In Gex: Enter the Gecko, you guide Gex (a James Bond-cool Gecko lizard) through different TV channels in order to find remote controls and make Rez disappear. Due to the game’s many facets and close attention to details, this is one of the best games I have seen for the Playstation yet.
The game plays similar to Mario 64. You travel to different levels which get progressively more difficult. The different television stations (levels) you visit include the pre-history channel, Scream TV, Circuit Central, the Rocket Channel, Toon TV, Kung Foo Theater, and Rezopolis. Each station has 5 or six levels dedicated to it.
In each level, you need to earn anywhere from one to five remotes, which come in three different colors. There are 79 remotes in all. You earn red remotes for completing missions given to you at the beginning of the level.
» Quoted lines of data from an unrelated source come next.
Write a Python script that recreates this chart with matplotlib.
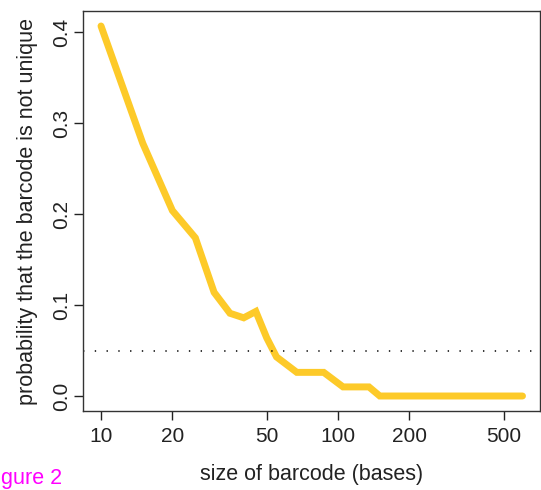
import matplotlib
matplotlib.use("Agg")
import matplotlib.pyplot as plt

plt.rcParams['font.family'] = ['Liberation Sans', 'DejaVu Sans']

# barcode size (bases) vs probability that it is not unique
size = [10, 15, 20, 25, 30, 35, 40, 45, 50, 55, 67, 87, 105, 135, 150, 600]
prob = [0.407, 0.278, 0.204, 0.174, 0.114, 0.091, 0.086, 0.093, 0.064, 0.043,
        0.026, 0.026, 0.010, 0.010, 0.0, 0.0]
threshold = 0.05

xticks = [10, 20, 50, 100, 200, 500]
yticks = [0.0, 0.1, 0.2, 0.3, 0.4]

fig = plt.figure(figsize=(5.41, 4.9), dpi=100)
ax = fig.add_axes([83/541, 79/490, 457/541, 400/490])

ax.plot(size, prob, color='#FDCA29', lw=5, solid_capstyle='round', solid_joinstyle='miter')
ax.axhline(threshold, color='black', lw=1.1, dashes=(0.9, 6.8))

ax.set_xscale('log')
ax.set_xlim(10**0.924, 10**2.852)
ax.set_ylim(-0.0165, 0.4235)
ax.set_xticks(xticks)
ax.set_xticklabels([str(t) for t in xticks])
ax.minorticks_off()
ax.set_yticks(yticks)
ax.set_yticklabels(['%.1f' % t for t in yticks], rotation=90, va='center')

ax.tick_params(axis='both', length=6.5, width=1, color='#222222', labelsize=15,
               labelcolor='#222222')
ax.tick_params(axis='x', pad=5)
ax.tick_params(axis='y', pad=2)
for s in ax.spines.values():
    s.set_linewidth(1)
    s.set_color('#333333')

ax.set_xlabel('size of barcode (bases)', fontsize=15.5, color='#222222', labelpad=13)
ax.set_ylabel('probability that the barcode is not unique', fontsize=15.5,
              color='#222222', labelpad=10)

# the caption is cropped at the left edge in the source image
fig.text(1/541, 1 - 484/490, 'gure 2', color='#FF00FF', fontsize=15.5, ha='left')

fig.savefig('out.png', dpi=100)
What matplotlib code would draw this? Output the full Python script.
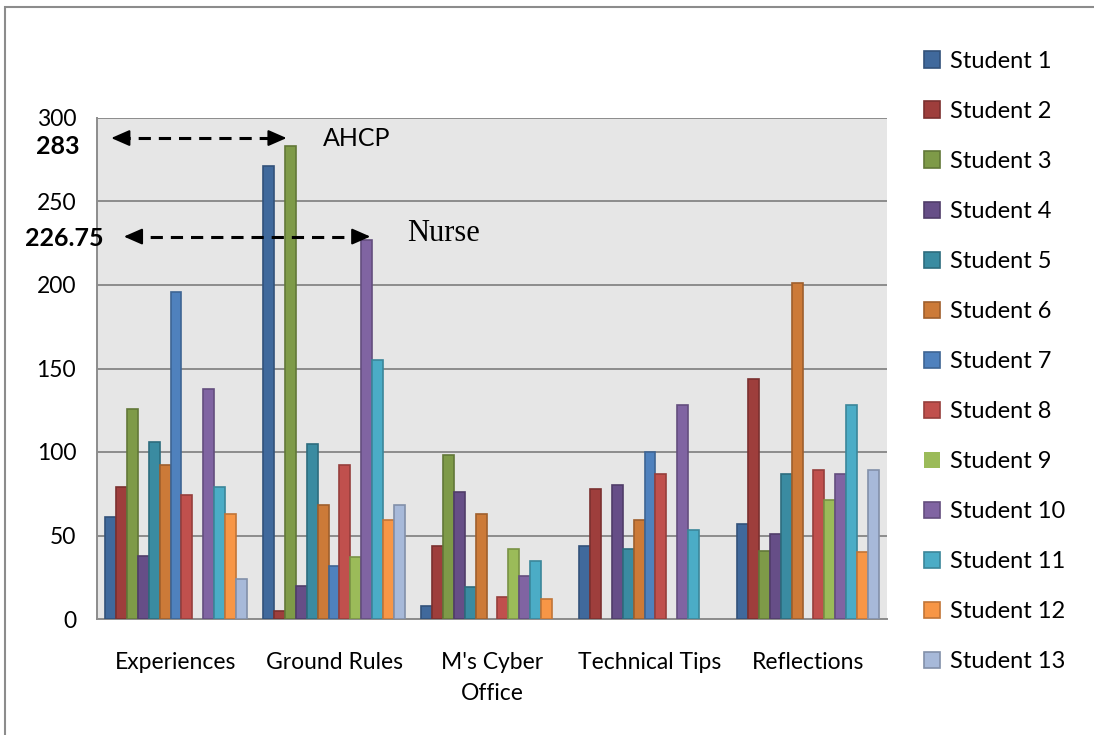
import matplotlib
matplotlib.use("Agg")
import matplotlib.pyplot as plt
import matplotlib.colors as mcolors
from matplotlib.patches import Rectangle
import numpy as np

categories = ["Experiences", "Ground Rules", "M's Cyber\nOffice", "Technical Tips", "Reflections"]
students = ["Student %d" % i for i in range(1, 14)]

# values per category, Student 1 .. Student 13
experiences = [61, 79, 126, 38, 106, 92, 196, 74, 0, 138, 79, 63, 24]
ground_rules = [271, 5, 283, 20, 105, 68, 32, 92, 37, 226.75, 155, 59, 68]
cyber_office = [8, 44, 98, 76, 19, 63, 0, 13, 42, 26, 35, 12, 0]
technical_tips = [44, 78, 0, 80, 42, 59, 100, 87, 0, 128, 53, 0, 0]
reflections = [57, 144, 41, 51, 87, 201, 0, 89, 71, 87, 128, 40, 89]

colors = ['#40699C', '#9E3E3C', '#7E9A48', '#664E87', '#3A8BA1', '#CC7A38', '#4F81BD',
          '#C0504D', '#9BBB59', '#8064A2', '#4BACC6', '#F79646', '#A7B9D9']

data = np.array([experiences, ground_rules, cyber_office, technical_tips, reflections])

plt.rcParams['font.family'] = ['Lato', 'DejaVu Sans']

fig = plt.figure(figsize=(10.94, 7.35), dpi=100)
ax = fig.add_axes([97 / 1094, 116 / 735, 790 / 1094, 501 / 735])
ax.set_facecolor('#E6E6E6')

x = np.arange(len(categories))
n = len(students)
w = 0.905 / n
for i in range(n):
    vals = data[:, i]
    fc = colors[i]
    ec = tuple(c * 0.78 for c in mcolors.to_rgb(fc))
    lw = [0 if v == 0 else 1.2 for v in vals]
    ax.bar(x + (i - (n - 1) / 2) * w, vals, width=w, color=fc, edgecolor=ec,
           linewidth=lw, label=students[i], zorder=3)

ax.set_xlim(-0.5, 4.5)
ax.set_ylim(0, 300)
ax.set_yticks(range(0, 301, 50))
ax.set_xticks(x)
ax.set_xticklabels(categories, linespacing=1.55)
ax.tick_params(axis='y', length=0, pad=15, labelsize=16.5)
ax.tick_params(axis='x', length=0, pad=24, labelsize=16.5)
ax.grid(axis='y', color='#8C8C8C', linewidth=1.4, zorder=1)
for s in ['top', 'right']:
    ax.spines[s].set_visible(False)
for s in ['left', 'bottom']:
    ax.spines[s].set_color('#8C8C8C')
    ax.spines[s].set_linewidth(1.4)


def dashed_arrow(x0, x1, y):
    # dashed shaft, solid heads at both ends
    ax.plot([x0 + 0.04, x1 - 0.04], [y, y], color='black', lw=2.2, dashes=(4, 2.6),
            zorder=5, clip_on=False)
    head = dict(arrowstyle='-|>,head_length=0.8,head_width=0.35', color='black', lw=1.5,
                mutation_scale=14, shrinkA=0, shrinkB=0)
    ax.annotate('', xy=(x0, y), xytext=(x0 + 0.07, y), arrowprops=head, annotation_clip=False)
    ax.annotate('', xy=(x1, y), xytext=(x1 - 0.07, y), arrowprops=head, annotation_clip=False)


dashed_arrow(-0.41, 0.70, 288)
dashed_arrow(-0.33, 1.23, 229)
ax.text(0.93, 288, 'AHCP', fontsize=18, va='center', ha='left')
ax.text(1.46, 231, 'Nurse', fontsize=22, va='center', ha='left', family='Liberation Serif')

tr = ax.get_yaxis_transform()
ax.text(-0.022, 283, '283', transform=tr, fontsize=18, fontweight='bold', ha='right', va='center')
ax.text(0.008, 228, '226.75', transform=tr, fontsize=18, fontweight='bold', ha='right',
        va='center', clip_on=False)

leg = ax.legend(loc='upper left', bbox_to_anchor=(1.035, 1.153), frameon=False, fontsize=17,
                handlelength=0.68, handleheight=0.68, handletextpad=0.4, labelspacing=1.23,
                borderaxespad=0)

fig.patches.append(Rectangle((5 / 1094, -0.05), 1.2, 1 - 7 / 735 + 0.05, transform=fig.transFigure,
                             fill=False, edgecolor='#8C8C8C', linewidth=1.5))

fig.savefig('out.png', dpi=100)
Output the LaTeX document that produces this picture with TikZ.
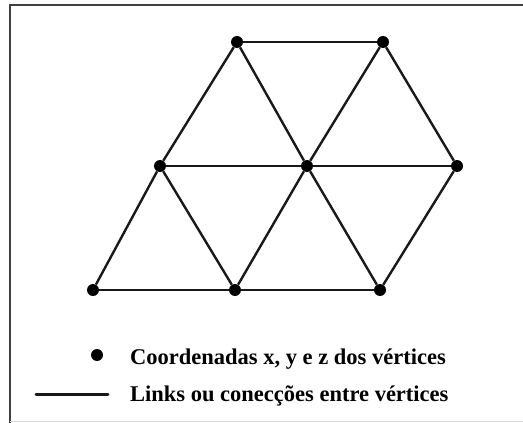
\documentclass[tikz,border=0pt]{standalone}
\usepackage{fontspec}
\setmainfont{Liberation Serif}
\begin{document}
\begin{tikzpicture}[x=1pt,y=-1pt,
  vertex/.style={circle,fill=black,inner sep=0pt,minimum size=12pt},
  link/.style={line width=2.4pt,black!90},
  legendtext/.style={anchor=base west,font=\bfseries\fontsize{22.5}{24}\selectfont,inner sep=0pt}]
  \useasboundingbox (0,0) rectangle (523,423);
  % frame (open on the right)
  \draw[line width=2.6pt,black!75] (523,5) -- (10,5) -- (10,423);
  \draw[line width=0.8pt,black!15] (10,421) -- (523,421);
  % mesh vertices
  \node[vertex] (a1) at (237,42) {};
  \node[vertex] (a2) at (383,42) {};
  \node[vertex] (b1) at (160,166) {};
  \node[vertex] (b2) at (307,166) {};
  \node[vertex] (b3) at (457,166) {};
  \node[vertex] (c1) at (93,290) {};
  \node[vertex] (c2) at (235,290) {};
  \node[vertex] (c3) at (380,290) {};
  % links
  \draw[link] (a1) -- (a2);
  \draw[link] (a1) -- (b1);
  \draw[link] (a1) -- (b2);
  \draw[link] (a2) -- (b2);
  \draw[link] (a2) -- (b3);
  \draw[link] (b1) -- (b2);
  \draw[link] (b2) -- (b3);
  \draw[link] (b1) -- (c1);
  \draw[link] (b1) -- (c2);
  \draw[link] (b2) -- (c2);
  \draw[link] (b2) -- (c3);
  \draw[link] (b3) -- (c3);
  \draw[link] (c1) -- (c2);
  \draw[link] (c2) -- (c3);
  % legend
  \node[vertex] (ldot) at (97,355) {};
  \node[legendtext] (ltext1) at (130,364) {Coordenadas x, y e z dos vértices};
  \coordinate (lineA) at (36,394);
  \coordinate (lineB) at (108,394);
  \draw[link,line width=3pt,line cap=round] (lineA) -- (lineB);
  \node[legendtext] (ltext2) at (130,401) {Links ou conecções entre vértices};
\end{tikzpicture}
\end{document}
Also, by collecting red remotes you can open gates to new levels. You can earn a silver remote for picking up 120 of the items, which might include Chinese take out boxes in Kung Foo Theater or human skulls on Scream TV. There is also a silver remote hidden in each level, which you must find without hints (usually they take a few times through the level to find.) By collecting silver remotes, you can open bonus levels, which take place on new and different channels, like Dragnet and the Indiana Jones trilogy. In these levels you must collect items in a given time limit or defeat a boss to earn silver and gold remotes. Once you collect all the remotes in the game, you finally get to battle Rex and save TV. You can save your progress on a memory card or by password, but the passwords can be very lengthy.
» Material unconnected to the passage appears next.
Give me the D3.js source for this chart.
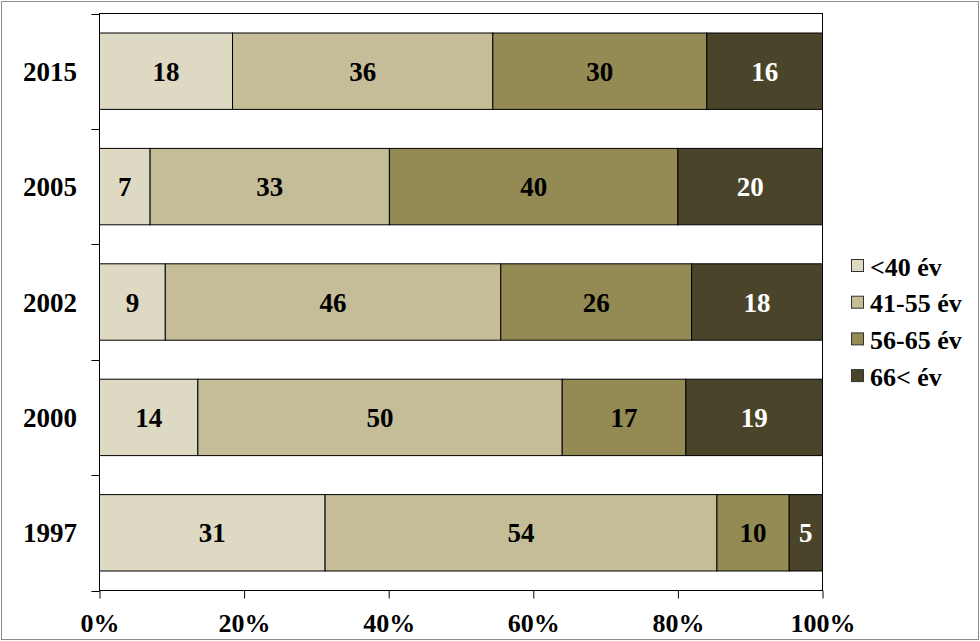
<!DOCTYPE html>
<html><head><meta charset="utf-8">
<script src="https://cdn.jsdelivr.net/npm/d3@7"></script>
<style>html,body{margin:0;padding:0;background:#fff;}svg{display:block;}
svg text{font-family:'Liberation Serif','Times New Roman',serif;font-weight:bold;}</style>
</head><body>
<script>
const years = ["2015", "2005", "2002", "2000", "1997"];
const seriesNames = ["<40 \u00e9v", "41-55 \u00e9v", "56-65 \u00e9v", "66< \u00e9v"];
const under40 = [18.4, 7.0, 9.1, 13.6, 31.2];
const age41_55 = [36.0, 33.1, 46.4, 50.4, 54.2];
const age56_65 = [29.6, 39.9, 26.4, 17.1, 10.0];
const over66 = [16.0, 20.0, 18.1, 18.9, 4.6];
const xTicks = [0, 0.2, 0.4, 0.6, 0.8, 1.0];
const colors = ["#DDD9C3", "#C4BD97", "#948A54", "#4A452A"];
const labelColors = ["#000", "#000", "#000", "#fff"];

(function () {
const W = 980, H = 641;
const svg = d3.select("body").append("svg").attr("width", W).attr("height", H);

svg.append("rect").attr("x", 1.5).attr("y", 1.5).attr("width", 977).attr("height", 638)
  .attr("fill", "#fff").attr("stroke", "#8c8c8c").attr("stroke-width", 1);

const pL = 99.5, pR = 822.5, pT = 13.5, pB = 590.5;
const x = d3.scaleLinear().domain([0, 1]).range([pL, pR]);
const y = d3.scaleBand().domain(years).range([pT, pB]).paddingInner(0.338).paddingOuter(0.169);

const rows = years.map((yr, i) => ({year: yr, s0: under40[i], s1: age41_55[i], s2: age56_65[i], s3: over66[i]}));
const keys = ["s0", "s1", "s2", "s3"];
const stacked = d3.stack().keys(keys).offset(d3.stackOffsetExpand)(rows);

// plot area border
svg.append("rect").attr("x", pL).attr("y", pT).attr("width", pR - pL).attr("height", pB - pT)
  .attr("fill", "none").attr("stroke", "#000").attr("stroke-width", 1);

// bars
stacked.forEach((layer, k) => {
  const g = svg.append("g");
  g.selectAll("rect").data(layer).enter().append("rect")
    .attr("x", d => x(d[0]))
    .attr("y", d => y(d.data.year))
    .attr("width", d => x(d[1]) - x(d[0]))
    .attr("height", y.bandwidth())
    .attr("fill", colors[k]).attr("stroke", "#000").attr("stroke-width", 1);
  g.selectAll("text").data(layer).enter().append("text")
    .attr("x", d => (x(d[0]) + x(d[1])) / 2)
    .attr("y", d => y(d.data.year) + y.bandwidth() / 2 + 9.5)
    .attr("text-anchor", "middle")
    .attr("font-size", 27)
    .attr("fill", labelColors[k])
    .text(d => Math.round(d.data[keys[k]]));
});

// y axis ticks (category boundaries)
const step = y.step();
const bounds = d3.range(years.length + 1).map(i => pT + i * step);
svg.append("g").selectAll("line").data(bounds).enter().append("line")
  .attr("x1", pL - 8).attr("x2", pL).attr("y1", d => Math.round(d) + 0.5).attr("y2", d => Math.round(d) + 0.5)
  .attr("stroke", "#000");
svg.append("g").selectAll("text").data(years).enter().append("text")
  .attr("x", 77).attr("y", d => y(d) + y.bandwidth() / 2 + 9.5)
  .attr("text-anchor", "end")
  .attr("font-size", 27)
  .text(d => d);

// x axis
const xAxis = d3.axisBottom(x).tickValues(xTicks).tickFormat(d3.format(".0%")).tickSize(8).tickSizeOuter(0);
const gx = svg.append("g").attr("transform", `translate(0,${pB})`).call(xAxis);
gx.attr("font-family", null).attr("font-size", null);
gx.select(".domain").remove();
gx.selectAll(".tick line").attr("stroke", "#000");
gx.selectAll(".tick text").attr("dy", null).attr("y", 41)
  .attr("font-size", 26).attr("fill", "#000");

// legend
const lg = svg.append("g");
seriesNames.forEach((name, i) => {
  const cy = 266.5 + i * 36.7;
  lg.append("rect").attr("x", 851.5).attr("y", cy - 7).attr("width", 12).attr("height", 12)
    .attr("fill", colors[i]).attr("stroke", "#333").attr("stroke-width", 1);
  lg.append("text").attr("x", 870).attr("y", cy + 9)
    .attr("font-size", 26)
    .text(name);
});
})();
</script>
</body></html>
The game features terrific 3-D graphics which make you feel like you’re not just playing a video game, but also watching a cartoon. Although maneuvering in a 3-D world can take some getting used to if you’ve never done it before, once you do, it is well worth it. The game offers three camera choices – manual, semi-automatic, and automatic, so that you can choose whatever is comfortable for you.
The basic game controls are simple. One button jumps, one swings your tail for attacks, and the D pad moves you around. However, as you advance to the upper levels, you’ll find it helpful to use some of the game’s special moves: which include bouncing on your tail for higher jumps, karate kicking for better attacks, sticking to certain walls and ceilings, and catching the edge of a cliff with your tongue and pulling yourself up. The special moves take a little practice, but they’re never too difficult in the end.
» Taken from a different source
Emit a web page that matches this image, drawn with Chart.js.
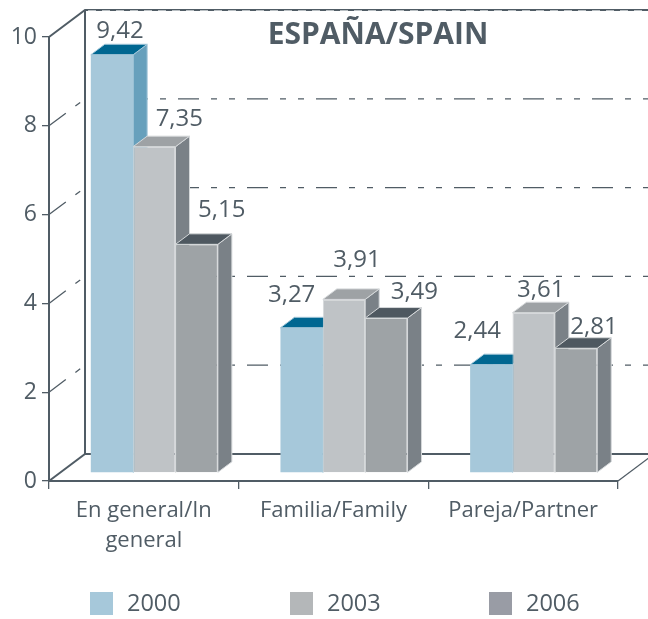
<!DOCTYPE html>
<html>
<head>
<meta charset="utf-8">
<title>España/Spain</title>
<script src="https://cdn.jsdelivr.net/npm/chart.js@4"></script>
<style>
  html, body { margin: 0; padding: 0; background: #fff; }
  canvas { display: block; }
</style>
</head>
<body>
<canvas id="spainChart" width="648" height="619"></canvas>
<script>
// Data
var categories = [["En general/In", "general"], "Familia/Family", "Pareja/Partner"];
var years = ["2000", "2003", "2006"];
var values2000 = [9.42, 3.27, 2.44];
var values2003 = [7.35, 3.91, 3.61];
var values2006 = [5.15, 3.49, 2.81];
var yTicks = [0, 2, 4, 6, 8, 10];
var chartTitle = "ESPAÑA/SPAIN";

var textColor = "#505c65";
var axisColor = "#505c65";
var fontName = "'Open Sans', 'Noto Sans', sans-serif";

// Colours for front, top and side of each series
var faces = [
  { front: "#a6c8da", top: "#006791", side: "#67a0bc", edge: "#a6c8da", legend: "#a6c8da" },
  { front: "#bfc3c6", top: "#9ea2a5", side: "#7a8187", edge: "#d5d8da", legend: "#b4b7b9" },
  { front: "#9ea3a6", top: "#4e5860", side: "#7a8187", edge: "#d5d8da", legend: "#999ca5" },
];

// Depth of the floor and of the bars, and where bars sit on the floor
var wall = { dx: 36, dy: 27 };
var barDepth = { dx: 14, dy: 10.5 };
var barShift = { dx: 10.5, dy: 8 };

// Manual label nudges relative to the top centre of each front face, by series then category
var labelNudge = [
  [[8, -17], [-10, -26], [-14, -27]],
  [[25, -21], [13, -32], [7, -16]],
  [[25, -27], [28, -19], [18, -14]],
];
var legendX = [90, 290, 489];

function poly(ctx, pts, fill, stroke) {
  ctx.beginPath();
  ctx.moveTo(pts[0][0], pts[0][1]);
  for (var i = 1; i < pts.length; i++) ctx.lineTo(pts[i][0], pts[i][1]);
  ctx.closePath();
  ctx.fillStyle = fill;
  ctx.fill();
  ctx.strokeStyle = stroke;
  ctx.lineWidth = 1;
  ctx.stroke();
}

function line(ctx, pts, width, color, dash) {
  ctx.save();
  ctx.beginPath();
  ctx.moveTo(pts[0][0], pts[0][1]);
  for (var i = 1; i < pts.length; i++) ctx.lineTo(pts[i][0], pts[i][1]);
  ctx.lineWidth = width;
  ctx.strokeStyle = color;
  ctx.setLineDash(dash || []);
  ctx.stroke();
  ctx.restore();
}

var box3d = {
  id: "box3d",
  // Walls behind the bars, then side and top faces; the library draws the fronts after this
  beforeDatasetsDraw: function (chart) {
    var ctx = chart.ctx;
    var a = chart.chartArea;
    var y = chart.scales.y;
    var backLeft = a.left + wall.dx;
    var backRight = a.right + wall.dx;

    yTicks.forEach(function (t) {
      var py = y.getPixelForValue(t);
      if (t === 0 || t === 10) return;
      line(ctx, [[a.left, py], [backLeft, py - wall.dy], [backRight, py - wall.dy]], 1.3, axisColor, [21, 12, 6, 12, 6, 12]);
    });

    var topY = y.getPixelForValue(10) - wall.dy;
    var floorY = y.getPixelForValue(0) - wall.dy;
    line(ctx, [[a.left, y.getPixelForValue(10)], [backLeft, topY], [backRight, topY]], 2, axisColor);
    line(ctx, [[backLeft + 3, topY + 0.5], [backRight, topY + 0.5]], 1, "#b9bfc3", [8, 6]);
    line(ctx, [[backLeft, topY], [backLeft, floorY]], 2, axisColor);
    line(ctx, [[a.left, y.getPixelForValue(0)], [backLeft, floorY], [backRight, floorY]], 2, axisColor);
    line(ctx, [[a.right, y.getPixelForValue(0)], [backRight, floorY]], 1.3, axisColor);

    ctx.save();
    ctx.translate(barShift.dx, -barShift.dy);
    var dx = barDepth.dx, dy = barDepth.dy;
    chart.data.datasets.forEach(function (ds, i) {
      var f = faces[i];
      chart.getDatasetMeta(i).data.forEach(function (bar) {
        var l = bar.x - bar.width / 2, r = bar.x + bar.width / 2;
        poly(ctx, [[r, bar.y], [r + dx, bar.y - dy], [r + dx, bar.base - dy], [r, bar.base]], f.side, f.edge);
        poly(ctx, [[l, bar.y], [l + dx, bar.y - dy], [r + dx, bar.y - dy], [r, bar.y]], f.top, f.edge);
      });
    });
  },
  afterDatasetsDraw: function (chart) {
    var ctx = chart.ctx;
    ctx.restore();

    // Value labels
    ctx.save();
    ctx.font = "24px " + fontName;
    ctx.fillStyle = textColor;
    ctx.textAlign = "center";
    ctx.textBaseline = "alphabetic";
    chart.data.datasets.forEach(function (ds, i) {
      chart.getDatasetMeta(i).data.forEach(function (bar, j) {
        var n = labelNudge[i][j];
        ctx.fillText(ds.data[j].toFixed(2).replace(".", ","), bar.x + barShift.dx + n[0], bar.y - barShift.dy + n[1]);
      });
    });

    // Title
    ctx.font = "bold 30px " + fontName;
    ctx.fillText(chartTitle, 378, 44);

    // Legend
    ctx.font = "23.5px " + fontName;
    ctx.textAlign = "left";
    ctx.textBaseline = "middle";
    years.forEach(function (year, i) {
      ctx.fillStyle = faces[i].legend;
      ctx.fillRect(legendX[i], 592, 23, 23);
      ctx.fillStyle = textColor;
      ctx.fillText(year, legendX[i] + 37, 604);
    });
    ctx.restore();
  },
};

function seriesData(i, data) {
  return {
    label: years[i],
    data: data,
    clip: false,
    backgroundColor: faces[i].front,
    borderColor: faces[i].edge,
    borderWidth: i === 0 ? 0 : 1,
    barPercentage: 1,
    categoryPercentage: 0.67,
  };
}

new Chart(document.getElementById("spainChart").getContext("2d"), {
  type: "bar",
  data: {
    labels: categories,
    datasets: [seriesData(0, values2000), seriesData(1, values2003), seriesData(2, values2006)],
  },
  options: {
    responsive: false,
    animation: false,
    layout: { padding: { left: 0, right: 30, top: 37, bottom: 0 } },
    plugins: {
      legend: { display: false },
      title: { display: false },
      tooltip: { enabled: false },
    },
    scales: {
      x: {
        afterFit: function (scale) { scale.height = 138; },
        grid: { drawOnChartArea: false, color: axisColor, tickLength: 8, lineWidth: 1.3 },
        border: { color: axisColor, width: 2 },
        ticks: { color: textColor, font: { family: fontName, size: 22, lineHeight: 1.4 }, maxRotation: 0, autoSkip: false, padding: 6 },
      },
      y: {
        min: 0,
        max: 10,
        afterFit: function (scale) { scale.width = 49; },
        afterBuildTicks: function (scale) { scale.ticks = yTicks.map(function (v) { return { value: v }; }); },
        grid: { drawOnChartArea: false, color: axisColor, tickLength: 7, lineWidth: 1.3 },
        border: { color: axisColor, width: 2 },
        ticks: { color: textColor, font: { family: fontName, size: 23 }, padding: 5 },
      },
    },
  },
  plugins: [box3d],
});
</script>
</body>
</html>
Sometimes, however, passing a level does not require maneuvering skills, but basic puzzle solving skills. For instance, you may need to hit a gong to open a secret door, or kill a certain enemy to make a set of steps appear. Also, many enemies can not be killed in the normal way; you must find they’re specific weaknesses. This gives the game a sense of plot – you’re not just killing bad guys in order to reach the end of the level, you’re also problem solving along the way. It almost feels like you’re in a movie. The game’s bad guys, a diverse and comical group of characters ranging from Elmer Fudd to a team of ninjas to a Triceratops, act as your supporting cast.
What really sets Gex: Enter the Gecko apart from the rest of the pack, and truly makes you feel like you’re watching a cartoon or movie, is the game’s numerous references to pop culture. Gex delivers over 500 sarcastic one-liners, which always keep you laughing and interested. For example ,”Slip of the tongue, baby!” ( a line from Austin Powers), he’ll shout as he catches a cliff by his tongue. As he looks around Toon TV, he comments “So this is what the world looks like through Keith Richard’s eyes.” I could qoute dozens of my favorites, but I’ll let you discover the rest of his sarcastic wit playing the game.
Although you certainly will not understand every comment Gex makes, the one’s you do get will always hit close to home. Thus, his comments prove much more entertaining than the generic likes of “That was a close one,” or “Its me, Mario!” [yawn]. Some lines are directed at very specific groups, which sometimes makes you feel like they wrote the game specifically for you
In the end, Gex: Enter the Gecko, is plain and simple, a great game. It’s easy to learn the basics, but always seems to present just the right amount of challenge. I would without a doubt recommend it to any player who enjoys both video games (why else are you reading this?) and American TV culture.